Whenever this happens, the other voice, the one inviting us to enter more fully into life's dance of energy, is not blotted out but driven underground and there, because we have neglected part of what God has called us to, instead of becoming martyrs, we become people with "martyr complexes," frustrated persons whose energies become negative and manipulative in the name of love and service.
Moreover, in the name of this half truth, we often end up having God fighting God, truth fighting truth, wisdom fighting energy, and spiritual health fighting physical health, because we've put self-renunciation in false opposition to the challenge to also enter into the wonderful God-given energy of this planet where beauty, romance, creativity, physical health, wit, wine-drinking, and good humour also extend part of God's authentic invitation.
If both voices invite us to truth and yet they seem in opposition to each other, where do we go with this?
There is no simple truth, here or anywhere else. Truth is painfully complex (as are we) and truth is always bigger than our capacity to absorb and integrate it. To be open to truth is to be perpetually stretched and perpetually in tension, at least this side of eternity.

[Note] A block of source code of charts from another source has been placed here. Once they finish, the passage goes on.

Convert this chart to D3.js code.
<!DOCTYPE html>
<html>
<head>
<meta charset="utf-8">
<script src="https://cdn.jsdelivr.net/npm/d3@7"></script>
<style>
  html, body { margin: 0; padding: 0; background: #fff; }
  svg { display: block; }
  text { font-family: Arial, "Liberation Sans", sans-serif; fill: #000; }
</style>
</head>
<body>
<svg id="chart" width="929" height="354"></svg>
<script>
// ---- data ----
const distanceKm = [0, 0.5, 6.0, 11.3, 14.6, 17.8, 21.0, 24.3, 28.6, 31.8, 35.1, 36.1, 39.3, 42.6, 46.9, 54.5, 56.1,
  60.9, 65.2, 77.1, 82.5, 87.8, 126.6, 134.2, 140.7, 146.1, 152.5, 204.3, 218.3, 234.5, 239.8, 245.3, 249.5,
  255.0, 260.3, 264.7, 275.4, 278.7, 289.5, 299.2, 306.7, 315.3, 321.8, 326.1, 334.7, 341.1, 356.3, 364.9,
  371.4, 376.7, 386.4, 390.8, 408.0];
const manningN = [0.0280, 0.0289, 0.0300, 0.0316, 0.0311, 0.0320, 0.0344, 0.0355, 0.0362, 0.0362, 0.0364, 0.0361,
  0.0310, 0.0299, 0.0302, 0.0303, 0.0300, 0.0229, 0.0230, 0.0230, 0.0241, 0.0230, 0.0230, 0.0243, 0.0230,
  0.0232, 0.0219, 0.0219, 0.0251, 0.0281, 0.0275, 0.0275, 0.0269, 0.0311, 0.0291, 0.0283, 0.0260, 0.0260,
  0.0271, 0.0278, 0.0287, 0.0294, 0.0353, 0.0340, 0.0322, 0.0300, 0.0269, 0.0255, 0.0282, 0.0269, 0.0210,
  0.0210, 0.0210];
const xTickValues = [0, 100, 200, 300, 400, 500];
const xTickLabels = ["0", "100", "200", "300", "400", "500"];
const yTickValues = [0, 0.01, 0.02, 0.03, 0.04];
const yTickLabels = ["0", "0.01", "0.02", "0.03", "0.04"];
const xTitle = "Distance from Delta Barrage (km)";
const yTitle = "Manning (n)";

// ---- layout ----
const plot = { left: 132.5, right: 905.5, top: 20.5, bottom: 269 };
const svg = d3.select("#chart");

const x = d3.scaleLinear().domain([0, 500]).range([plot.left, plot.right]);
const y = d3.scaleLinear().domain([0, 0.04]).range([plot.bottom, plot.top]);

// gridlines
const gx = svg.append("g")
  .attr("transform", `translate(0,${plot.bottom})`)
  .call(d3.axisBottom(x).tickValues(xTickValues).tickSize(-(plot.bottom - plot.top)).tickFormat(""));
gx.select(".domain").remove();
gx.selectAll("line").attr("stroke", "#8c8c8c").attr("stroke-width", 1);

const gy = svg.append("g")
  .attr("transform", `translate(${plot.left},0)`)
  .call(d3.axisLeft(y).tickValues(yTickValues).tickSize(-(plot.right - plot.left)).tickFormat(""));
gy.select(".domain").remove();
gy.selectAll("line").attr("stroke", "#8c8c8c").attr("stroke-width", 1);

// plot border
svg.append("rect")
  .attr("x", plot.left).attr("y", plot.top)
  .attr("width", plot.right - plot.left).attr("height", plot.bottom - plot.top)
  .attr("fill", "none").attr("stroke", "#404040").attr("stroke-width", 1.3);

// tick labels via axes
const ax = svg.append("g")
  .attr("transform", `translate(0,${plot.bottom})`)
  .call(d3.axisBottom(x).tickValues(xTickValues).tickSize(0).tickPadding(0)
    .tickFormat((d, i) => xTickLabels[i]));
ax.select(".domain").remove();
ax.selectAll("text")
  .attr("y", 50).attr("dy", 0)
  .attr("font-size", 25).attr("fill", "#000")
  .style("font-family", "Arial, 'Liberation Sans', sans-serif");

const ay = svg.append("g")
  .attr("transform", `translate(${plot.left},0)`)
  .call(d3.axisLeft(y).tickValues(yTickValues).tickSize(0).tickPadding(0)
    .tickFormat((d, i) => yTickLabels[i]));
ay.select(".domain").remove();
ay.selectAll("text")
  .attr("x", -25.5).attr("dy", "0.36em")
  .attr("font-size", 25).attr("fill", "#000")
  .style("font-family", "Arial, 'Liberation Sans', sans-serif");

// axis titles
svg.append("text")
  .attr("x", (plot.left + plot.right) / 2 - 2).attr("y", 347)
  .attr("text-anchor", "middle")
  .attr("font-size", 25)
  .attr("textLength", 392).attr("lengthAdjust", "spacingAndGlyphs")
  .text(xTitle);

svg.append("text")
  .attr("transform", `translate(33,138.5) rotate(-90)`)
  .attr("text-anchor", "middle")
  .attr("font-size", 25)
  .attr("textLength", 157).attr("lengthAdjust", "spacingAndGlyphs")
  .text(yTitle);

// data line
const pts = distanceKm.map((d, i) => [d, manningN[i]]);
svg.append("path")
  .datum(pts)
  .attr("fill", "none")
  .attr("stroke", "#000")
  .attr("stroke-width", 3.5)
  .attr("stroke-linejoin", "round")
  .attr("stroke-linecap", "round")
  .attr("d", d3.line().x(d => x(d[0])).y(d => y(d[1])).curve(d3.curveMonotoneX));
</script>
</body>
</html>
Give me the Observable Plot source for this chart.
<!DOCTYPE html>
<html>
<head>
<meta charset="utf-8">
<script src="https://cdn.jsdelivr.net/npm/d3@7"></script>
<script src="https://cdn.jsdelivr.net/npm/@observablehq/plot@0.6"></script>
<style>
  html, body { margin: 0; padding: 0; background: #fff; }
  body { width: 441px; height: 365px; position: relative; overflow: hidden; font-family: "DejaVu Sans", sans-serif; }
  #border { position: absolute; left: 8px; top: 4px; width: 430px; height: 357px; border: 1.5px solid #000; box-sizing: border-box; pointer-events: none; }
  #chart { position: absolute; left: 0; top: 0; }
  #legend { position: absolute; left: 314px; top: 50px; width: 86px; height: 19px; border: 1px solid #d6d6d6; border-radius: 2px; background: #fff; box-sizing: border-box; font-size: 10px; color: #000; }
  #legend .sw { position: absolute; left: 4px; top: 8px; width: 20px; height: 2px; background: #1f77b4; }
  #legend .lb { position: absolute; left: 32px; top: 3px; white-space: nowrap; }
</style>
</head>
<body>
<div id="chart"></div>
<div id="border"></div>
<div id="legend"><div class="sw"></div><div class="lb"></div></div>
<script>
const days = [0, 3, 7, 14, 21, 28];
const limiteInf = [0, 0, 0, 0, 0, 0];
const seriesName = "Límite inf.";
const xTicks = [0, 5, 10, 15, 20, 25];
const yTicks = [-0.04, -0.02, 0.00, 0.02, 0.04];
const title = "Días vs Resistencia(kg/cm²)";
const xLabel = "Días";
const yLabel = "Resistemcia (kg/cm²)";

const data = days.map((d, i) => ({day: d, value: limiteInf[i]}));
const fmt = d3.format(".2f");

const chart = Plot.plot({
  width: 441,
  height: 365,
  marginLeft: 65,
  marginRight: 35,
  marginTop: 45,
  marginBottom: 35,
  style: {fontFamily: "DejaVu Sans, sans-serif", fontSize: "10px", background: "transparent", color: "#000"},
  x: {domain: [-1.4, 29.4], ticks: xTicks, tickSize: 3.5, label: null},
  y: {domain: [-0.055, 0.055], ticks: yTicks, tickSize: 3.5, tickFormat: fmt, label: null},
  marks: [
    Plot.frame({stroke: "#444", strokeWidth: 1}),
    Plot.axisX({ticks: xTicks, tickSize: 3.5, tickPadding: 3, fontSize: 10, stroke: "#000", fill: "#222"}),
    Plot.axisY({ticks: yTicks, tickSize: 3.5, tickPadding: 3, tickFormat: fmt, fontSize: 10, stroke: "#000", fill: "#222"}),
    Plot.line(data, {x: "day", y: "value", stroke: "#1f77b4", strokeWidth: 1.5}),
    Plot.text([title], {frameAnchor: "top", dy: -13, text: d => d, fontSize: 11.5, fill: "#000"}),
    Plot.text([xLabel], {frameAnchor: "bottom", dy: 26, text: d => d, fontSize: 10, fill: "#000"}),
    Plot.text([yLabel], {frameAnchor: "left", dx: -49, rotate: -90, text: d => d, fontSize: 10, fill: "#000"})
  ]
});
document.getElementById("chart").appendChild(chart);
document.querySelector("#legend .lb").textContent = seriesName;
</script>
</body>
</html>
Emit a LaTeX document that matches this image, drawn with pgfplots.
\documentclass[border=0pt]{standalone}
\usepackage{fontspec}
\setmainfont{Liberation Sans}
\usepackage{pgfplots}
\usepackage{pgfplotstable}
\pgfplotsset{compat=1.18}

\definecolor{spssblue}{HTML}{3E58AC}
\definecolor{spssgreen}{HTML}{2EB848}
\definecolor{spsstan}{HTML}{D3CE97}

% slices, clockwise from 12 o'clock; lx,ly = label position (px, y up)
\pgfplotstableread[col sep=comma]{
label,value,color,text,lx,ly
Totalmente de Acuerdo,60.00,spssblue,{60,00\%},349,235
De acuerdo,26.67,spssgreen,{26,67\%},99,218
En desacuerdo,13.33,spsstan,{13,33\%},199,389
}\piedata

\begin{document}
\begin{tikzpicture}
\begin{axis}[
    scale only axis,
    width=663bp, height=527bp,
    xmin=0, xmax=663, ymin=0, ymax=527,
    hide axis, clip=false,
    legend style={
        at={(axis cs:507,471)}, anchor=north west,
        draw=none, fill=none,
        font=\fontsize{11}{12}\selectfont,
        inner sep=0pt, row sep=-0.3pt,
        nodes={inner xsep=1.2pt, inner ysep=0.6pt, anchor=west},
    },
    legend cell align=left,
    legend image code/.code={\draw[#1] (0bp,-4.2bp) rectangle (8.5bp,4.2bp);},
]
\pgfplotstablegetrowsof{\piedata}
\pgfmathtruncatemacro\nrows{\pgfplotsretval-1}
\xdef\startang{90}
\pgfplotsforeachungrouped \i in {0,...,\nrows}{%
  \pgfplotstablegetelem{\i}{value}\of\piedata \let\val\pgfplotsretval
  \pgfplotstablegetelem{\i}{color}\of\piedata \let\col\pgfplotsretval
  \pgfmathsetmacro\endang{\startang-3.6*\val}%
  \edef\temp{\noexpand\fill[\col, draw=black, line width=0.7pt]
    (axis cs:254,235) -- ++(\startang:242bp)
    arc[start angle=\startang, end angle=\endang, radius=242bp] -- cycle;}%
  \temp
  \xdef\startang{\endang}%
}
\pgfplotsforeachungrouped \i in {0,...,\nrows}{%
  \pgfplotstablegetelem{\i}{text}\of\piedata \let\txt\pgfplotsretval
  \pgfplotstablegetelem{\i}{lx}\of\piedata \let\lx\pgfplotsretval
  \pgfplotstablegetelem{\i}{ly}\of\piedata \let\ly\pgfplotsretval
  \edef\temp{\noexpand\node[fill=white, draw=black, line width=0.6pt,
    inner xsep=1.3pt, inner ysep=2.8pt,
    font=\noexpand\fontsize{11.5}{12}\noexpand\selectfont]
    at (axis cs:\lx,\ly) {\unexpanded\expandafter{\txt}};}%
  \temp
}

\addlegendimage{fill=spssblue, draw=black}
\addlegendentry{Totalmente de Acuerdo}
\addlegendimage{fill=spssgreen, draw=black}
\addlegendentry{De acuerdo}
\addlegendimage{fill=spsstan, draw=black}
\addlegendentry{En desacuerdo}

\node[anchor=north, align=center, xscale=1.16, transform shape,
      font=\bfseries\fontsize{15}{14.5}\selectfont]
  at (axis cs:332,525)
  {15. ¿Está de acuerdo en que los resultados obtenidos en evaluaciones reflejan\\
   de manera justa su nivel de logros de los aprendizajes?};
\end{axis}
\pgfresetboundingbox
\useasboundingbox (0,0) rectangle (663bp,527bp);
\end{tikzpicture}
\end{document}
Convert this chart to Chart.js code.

And that's true in terms of the seeming opposition between these voices. At times they are in real opposition and we can't have it both ways, but have to choose one to the detriment of the other. Truth has real boundaries and there's a danger in letting it mean everything. But there's an equal danger in letting it mean too little, of reducing a full truth to a half-truth - and nowhere, at least in the spiritual life, is this danger greater than in our tendency to let either of these voices completely blot out the other.